Phase transitions in low-dimensional long-range random field Ising models

TL;DR

This paper investigates phase transitions in low-dimensional long-range random field Ising models with specific decay exponents, employing novel and adapted methods to establish the existence of phase transitions in these regimes.

Contribution

The paper proves phase transitions in 1D and 2D long-range RFIMs for certain decay exponents, introducing new modifications to existing proofs and addressing critical cases.

Findings

Phase transitions are established for 1D models with $1< \alpha < 3/2$.

Phase transitions are established for 2D models with $2 < \alpha \,\leq 3$.
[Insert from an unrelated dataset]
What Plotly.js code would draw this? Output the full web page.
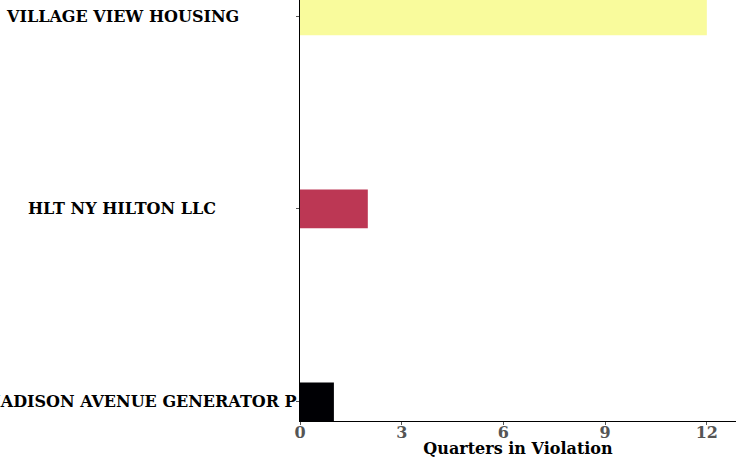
<!DOCTYPE html>
<html><head><meta charset="utf-8">
<script src="https://cdn.plot.ly/plotly-3.0.1.min.js"></script>
<style>html,body{margin:0;padding:0;background:#fff}</style>
</head><body><div id="chart" style="width:736px;height:458px"></div>
<script>
const categories = ["MADISON AVENUE GENERATOR P", "HLT NY HILTON LLC", "VILLAGE VIEW HOUSING"];
const quarters = [1, 2, 12];
const colors = ["#000004", "#bc3754", "#f9fb9c"];
const xTicks = [0, 3, 6, 9, 12];

const trace = {
  type: "bar", orientation: "h",
  x: quarters, y: categories,
  marker: {color: colors, line: {width: 0}},
  width: 0.2, hoverinfo: "x+y"
};
// category labels drawn as annotations so they can be centred like the reference
const plotLeft = 300, plotWidth = 436;
const labelFont = {family: "DejaVu Serif", size: 16, color: "#000", weight: "bold"};
const annotations = categories.map((c, i) => {
  const longLabel = c.length > 22;
  return {
    xref: "paper", yref: "y", y: c,
    x: longLabel ? (298.5 - plotLeft) / plotWidth : (122 - plotLeft) / plotWidth,
    xanchor: longLabel ? "right" : "center", yanchor: "middle",
    text: c, showarrow: false, font: labelFont
  };
});
const layout = {
  width: 736, height: 458,
  margin: {l: 300, r: 0, t: 0, b: 37, pad: 0},
  paper_bgcolor: "#fff", plot_bgcolor: "#fff",
  showlegend: false,
  font: {family: "DejaVu Serif", color: "#000"},
  annotations: annotations,
  xaxis: {
    range: [0, 12.86], tickvals: xTicks, ticktext: xTicks.map(String),
    showgrid: false, zeroline: false, showline: true, linecolor: "#000", linewidth: 1,
    ticks: "outside", ticklen: 3, tickcolor: "#555", tickwidth: 1,
    ticklabelstandoff: -6,
    tickfont: {family: "DejaVu Serif", size: 16, color: "#555", weight: "bold"},
    title: {text: "Quarters in Violation", standoff: 2, font: {family: "DejaVu Serif", size: 16, color: "#000", weight: "bold"}}
  },
  yaxis: {
    type: "category", categoryorder: "array", categoryarray: categories,
    range: [-0.1, 2.083],
    showgrid: false, zeroline: false, showline: true, linecolor: "#000", linewidth: 1,
    ticks: "outside", ticklen: 3, tickcolor: "#555", tickwidth: 1,
    showticklabels: false
  }
};
Plotly.newPlot("chart", [trace], layout, {displayModeBar: false, staticPlot: true});
</script></body></html>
Novel modifications to Peierls argument and proof techniques are introduced.

Abstract

We consider the long-range random field Ising model in dimension $d = 1, 2$, whereas the long-range interaction is of the form $J_{xy} = |x-y|^{-\alpha}$ with $1< \alpha < 3/2$ for $d=1$ and with $2 < \alpha \leq 3$ for $d = 2$. Our main results establish phase transitions in these regimes. In one dimension, we employ a Peierls argument with some novel modification, suitable for dealing with the randomness coming from the external field; in two dimensions, our proof follows that of Affonso, Bissacot, and Maia (2023) with some adaptations, but new ideas are required in the critical case of $\alpha=3$.